EXERCISE PROMPT
Write out each line from the data below that includes the word "React".

DATA PROVIDED

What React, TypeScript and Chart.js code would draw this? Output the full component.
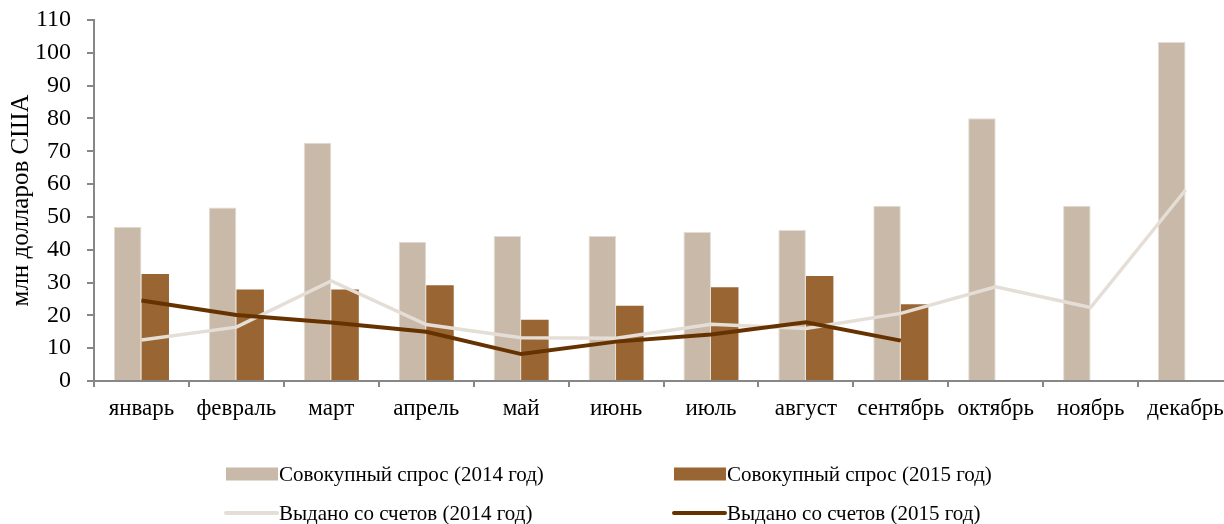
import React, { useEffect, useRef } from "react";
import { Chart, registerables } from "chart.js";

Chart.register(...registerables);

const months = [
  "январь", "февраль", "март", "апрель", "май", "июнь",
  "июль", "август", "сентябрь", "октябрь", "ноябрь", "декабрь",
];
const demand2014 = [47.0, 52.9, 72.6, 42.4, 44.2, 44.2, 45.4, 46.0, 53.4, 80.1, 53.4, 103.3];
const demand2015 = [32.6, 27.9, 27.9, 29.2, 18.7, 22.9, 28.6, 32.0, 23.4, null, null, null];
const withdrawn2014 = [12.5, 16.4, 30.5, 17.2, 13.2, 13.0, 17.3, 16.0, 20.6, 28.7, 22.4, 58.2];
const withdrawn2015 = [24.5, 20.1, 17.8, 15.0, 8.2, 12.0, 14.2, 17.9, 12.3, null, null, null];
const seriesLabels = [
  "Совокупный спрос (2014 год)",
  "Совокупный спрос (2015 год)",
  "Выдано со счетов (2014 год)",
  "Выдано со счетов (2015 год)",
];
const yAxisTitle = "млн долларов США";
const yMin = 0;
const yMax = 110;
const yStep = 10;

const SERIF = "'Liberation Serif', 'Times New Roman', serif";
const AXIS_GRAY = "#878787";

const gridLegend = {
  id: "gridLegend",
  afterDraw(chart: any) {
    const ctx = chart.ctx as CanvasRenderingContext2D;
    const colX = [226, 674];
    const rowY = [474, 513];
    ctx.save();
    ctx.font = `21px ${SERIF}`;
    ctx.textBaseline = "middle";
    ctx.textAlign = "left";
    chart.data.datasets.forEach((ds: any, i: number) => {
      const x = colX[i % 2];
      const y = rowY[Math.floor(i / 2)];
      if (ds.type === "line") {
        ctx.strokeStyle = ds.borderColor;
        ctx.lineWidth = 4;
        ctx.lineCap = "round";
        ctx.beginPath();
        ctx.moveTo(x, y);
        ctx.lineTo(x + 51, y);
        ctx.stroke();
      } else {
        ctx.fillStyle = ds.backgroundColor;
        ctx.fillRect(x, y - 6.5, 52, 13);
      }
      ctx.fillStyle = "#000";
      ctx.fillText(ds.label, x + 53, y + 1);
    });
    ctx.restore();
  },
};

export default function App() {
  const ref = useRef<HTMLCanvasElement | null>(null);

  useEffect(() => {
    if (!ref.current) return;
    const chart = new Chart(ref.current, {
      type: "bar",
      data: {
        labels: months,
        datasets: [
          {
            type: "bar",
            label: seriesLabels[0],
            data: demand2014,
            backgroundColor: "#C8B9A9",
            borderColor: "#E4DCD3",
            borderWidth: { top: 1, left: 1, right: 1, bottom: 0 },
            order: 2,
            categoryPercentage: 0.58,
            barPercentage: 1,
          },
          {
            type: "bar",
            label: seriesLabels[1],
            data: demand2015,
            backgroundColor: "#996633",
            order: 2,
            categoryPercentage: 0.58,
            barPercentage: 1,
          },
          {
            type: "line",
            label: seriesLabels[2],
            data: withdrawn2014,
            borderColor: "#E5DED6",
            backgroundColor: "#E5DED6",
            borderWidth: 3.5,
            pointRadius: 0,
            tension: 0,
            order: 1,
          },
          {
            type: "line",
            label: seriesLabels[3],
            data: withdrawn2015,
            borderColor: "#663300",
            backgroundColor: "#663300",
            borderWidth: 4,
            pointRadius: 0,
            tension: 0,
            order: 0,
          },
        ] as any,
      },
      options: {
        responsive: false,
        animation: false,
        layout: { padding: { left: 0, top: 20, right: 7, bottom: 93 } },
        plugins: {
          legend: { display: false },
          tooltip: { enabled: false },
          title: { display: false },
        },
        scales: {
          x: {
            grid: {
              offset: true,
              drawOnChartArea: false,
              drawTicks: true,
              tickLength: 6,
              color: AXIS_GRAY,
              lineWidth: 2,
            },
            border: { color: AXIS_GRAY, width: 2 },
            ticks: {
              color: "#000",
              font: { family: SERIF, size: 23 },
              padding: 8,
              maxRotation: 0,
              autoSkip: false,
            },
            afterFit: (s: any) => {
              s.height = 50;
              s.paddingLeft = 0;
              s.paddingRight = 0;
            },
          },
          y: {
            min: yMin,
            max: yMax,
            grid: {
              drawOnChartArea: false,
              drawTicks: true,
              tickLength: 7,
              color: AXIS_GRAY,
              lineWidth: 2,
            },
            border: { color: AXIS_GRAY, width: 2 },
            ticks: {
              stepSize: yStep,
              color: "#000",
              font: { family: SERIF, size: 24 },
              padding: 16,
            },
            title: {
              display: true,
              text: yAxisTitle,
              color: "#000",
              font: { family: SERIF, size: 25 },
              padding: { top: 6, bottom: 0 },
            },
            afterFit: (s: any) => {
              s.width = 94;
              s.paddingTop = 0;
              s.paddingBottom = 0;
            },
          },
        },
      } as any,
      plugins: [gridLegend],
    });
    return () => chart.destroy();
  }, []);

  return (
    <div
      style={{
        position: "fixed",
        left: 0,
        top: 0,
        width: 1240,
        height: 524,
        background: "#fff",
      }}
    >
      <canvas ref={ref} width={1240} height={524} />
    </div>
  );
}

EXERCISE RESULT
What React, TypeScript and Chart.js code would draw this? Output the full component.
import React, { useEffect, useRef } from "react";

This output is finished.